Walking helped, too. It got me out of my house and into the fresh air.
Now, I need a dog. It’s a dream.
Today, I am grateful for a quiet place to meditate. I woke up late this morning, so my routine was curtailed a great deal. I only had time for a very short meditation. I could really feel it at work. I was distracted, and I could feel irritation starting to build.
I finished a task at work, and I walked down the street to the cathedral during my break. I sat in the back row and meditated. I sat there and breathed. The New Moon was last night, so I made some wishes, too. I felt so good when I finished. I’m calmer, and I don’t feel any irritation building.
Today, I am grateful for the exercise I get from speed walking. I walk early in the morning after I’ve meditated. It’s still dark most mornings, and the world is quiet. It’s really nice. I walk by some gardens, and one has a night-blooming jasmine that smells divine.

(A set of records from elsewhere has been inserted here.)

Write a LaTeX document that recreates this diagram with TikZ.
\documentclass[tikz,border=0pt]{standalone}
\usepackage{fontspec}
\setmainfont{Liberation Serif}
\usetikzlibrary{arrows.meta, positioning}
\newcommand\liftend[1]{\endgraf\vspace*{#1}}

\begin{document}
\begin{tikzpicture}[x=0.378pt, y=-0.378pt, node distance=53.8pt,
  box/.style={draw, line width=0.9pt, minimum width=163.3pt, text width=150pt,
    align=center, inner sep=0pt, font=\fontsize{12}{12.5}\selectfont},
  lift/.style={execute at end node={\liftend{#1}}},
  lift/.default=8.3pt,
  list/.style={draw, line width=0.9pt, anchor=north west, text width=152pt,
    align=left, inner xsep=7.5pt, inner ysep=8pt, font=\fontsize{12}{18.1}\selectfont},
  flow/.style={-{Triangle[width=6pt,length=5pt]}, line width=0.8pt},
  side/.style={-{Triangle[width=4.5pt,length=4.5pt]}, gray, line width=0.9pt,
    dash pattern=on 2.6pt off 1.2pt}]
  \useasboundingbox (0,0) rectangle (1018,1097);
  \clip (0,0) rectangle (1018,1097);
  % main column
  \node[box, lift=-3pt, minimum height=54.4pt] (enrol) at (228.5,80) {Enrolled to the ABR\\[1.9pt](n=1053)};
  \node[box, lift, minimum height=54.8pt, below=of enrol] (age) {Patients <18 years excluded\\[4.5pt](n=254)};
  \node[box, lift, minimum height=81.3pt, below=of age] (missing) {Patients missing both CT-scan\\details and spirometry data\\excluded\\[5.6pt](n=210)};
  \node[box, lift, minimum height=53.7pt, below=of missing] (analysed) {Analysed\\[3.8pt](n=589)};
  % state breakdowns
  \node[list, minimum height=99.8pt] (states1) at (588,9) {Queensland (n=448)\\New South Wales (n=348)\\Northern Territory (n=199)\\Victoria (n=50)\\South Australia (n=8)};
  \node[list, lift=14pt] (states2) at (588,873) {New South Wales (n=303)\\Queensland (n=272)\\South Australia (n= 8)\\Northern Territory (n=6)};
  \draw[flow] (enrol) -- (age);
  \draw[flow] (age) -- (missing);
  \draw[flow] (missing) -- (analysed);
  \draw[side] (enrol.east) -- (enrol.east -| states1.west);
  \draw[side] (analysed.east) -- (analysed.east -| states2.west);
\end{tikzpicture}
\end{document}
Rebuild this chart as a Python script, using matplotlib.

I went out and walked during my lunch break, too. That’s not usual, and I got really sweaty. Still, I enjoyed it. I love the feeling of moving. It’s very comforting.
I didn’t just walk through the stuff. I breathed through it.
Meditation has worked for me once again. This time I combined a releasing visualization that a good friend walked me through on the phone. The result was astonishing. I felt completely better. I was exhausted after the visualization from releasing all that negativity. I also have a much better view of the end of that relationship.
The visualization is not complicated. Here’s a step-by-step guide, if you want to try it.
- Sit comfortably, breathe evenly, and relax.
- Ask an angel to be near you.
- Imagine you are sitting in a shaft of beautiful blue-green light, and breathe it in over and over.
- Imagine a cylinder of white light in front of you.
- Imagine all the negativity in you about any particular topic. Ask the angel to help you pull that negativity out. Once it’s out, wad it up into a ball.
- Place that ball in the cylinder of light, and ask that it be transformed into something positive. I like asking it to be transformed into the laughter of children or nourishing rain on areas of drought.
- Finally, breathe more of the beautiful light you’re sitting in.
That’s it. You did it. The beauty is it can be repeated as often as you want about any topic you want. Don’t be discouraged if the negativity returns. That’s not failure. It may take days, weeks, months, or even years of repeated release for something to leave altogether.
This isn’t a race. My healing took decades. It’s worth it. I feel so good.